Ça exige de la part du public de passer d’une reconnaissance à une valorisation, donc de reconnaitre les compétences des enseignants et les exigences de la profession. C’est un changement de paradigme. Du côté des enseignants, c’est déjà fait, mais du côté du public, ce changement de perception n’est pas fait. Et c’est nécessaire.

Q : Quelle est la réaction des syndicats des enseignantes et enseignants du Québec en ce qui concerne l’idée d’un ordre professionnel? Comment vont les discussions?

R : La mise au jeu n’est pas faite. Durant ma campagne électorale, je leur avais annoncé que je n’allais pas imposer un ordre durant le présent mandat; qu’avant de se pencher sur la création d’un ordre, il y aurait une grande discussion. Cette discussion n’a pas encore commencé. Nous ne sommes au pouvoir que depuis quelques mois. Nous avons eu d’autres chantiers à lancer. On ne peut pas tout faire en même temps.

Je pense que les syndicats sont restés sur leur position, mais je ne peux pas le leur reprocher puisque la conversation n’a pas encore été engagée dans ce domaine-là.

Q : Pensez-vous engager la conversation d’ici trois ans?
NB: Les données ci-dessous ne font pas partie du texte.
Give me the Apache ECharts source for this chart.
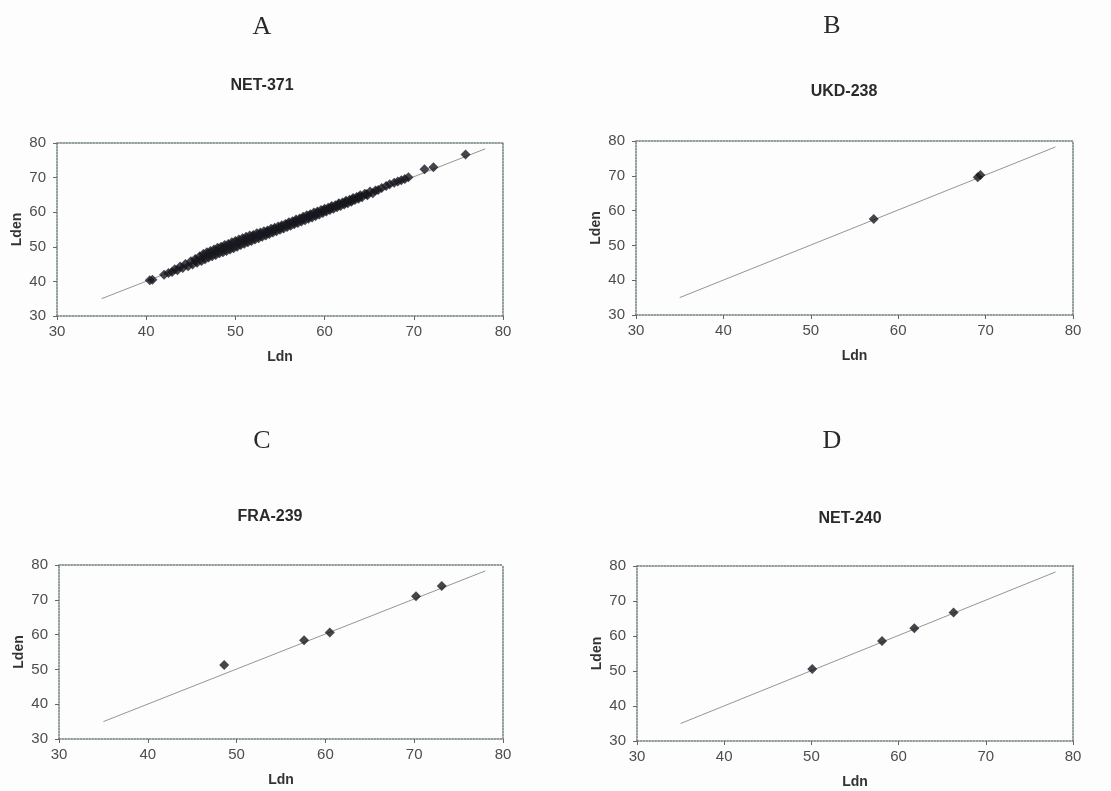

R : J’aimerais bien, mais je ne peux pas m’y engager en ce moment, car il y a beaucoup de réformes à mettre en place à court terme. Je ne sais pas si on pourra entamer la conversation durant ce mandat-ci. Il est trop tôt pour le dire.

Q : Parlez-nous d’un enseignant qui vous a marqué.

R : Léonce Simard était mon enseignant de français au secondaire pendant plus d’une année.

C’était quelqu’un de très, très passionné par sa matière, mais très exigeant. C’est vraiment celui qui m’inspire à conjuguer bienveillance et exigence.

C’était quelqu’un qui aimait profondément ses élèves, mais qui voulait amener chacune et chacun à se dépasser dans la matière qu’il enseignait. Il écrivait des messages personnalisés dans nos cahiers. C’est quelqu’un qui consacrait beaucoup de temps aux élèves après les cours.

C’est grâce à lui que je suis devenu enseignant, cela ne fait aucun doute.

L’entrevue a été condensée pour les besoins de la publication.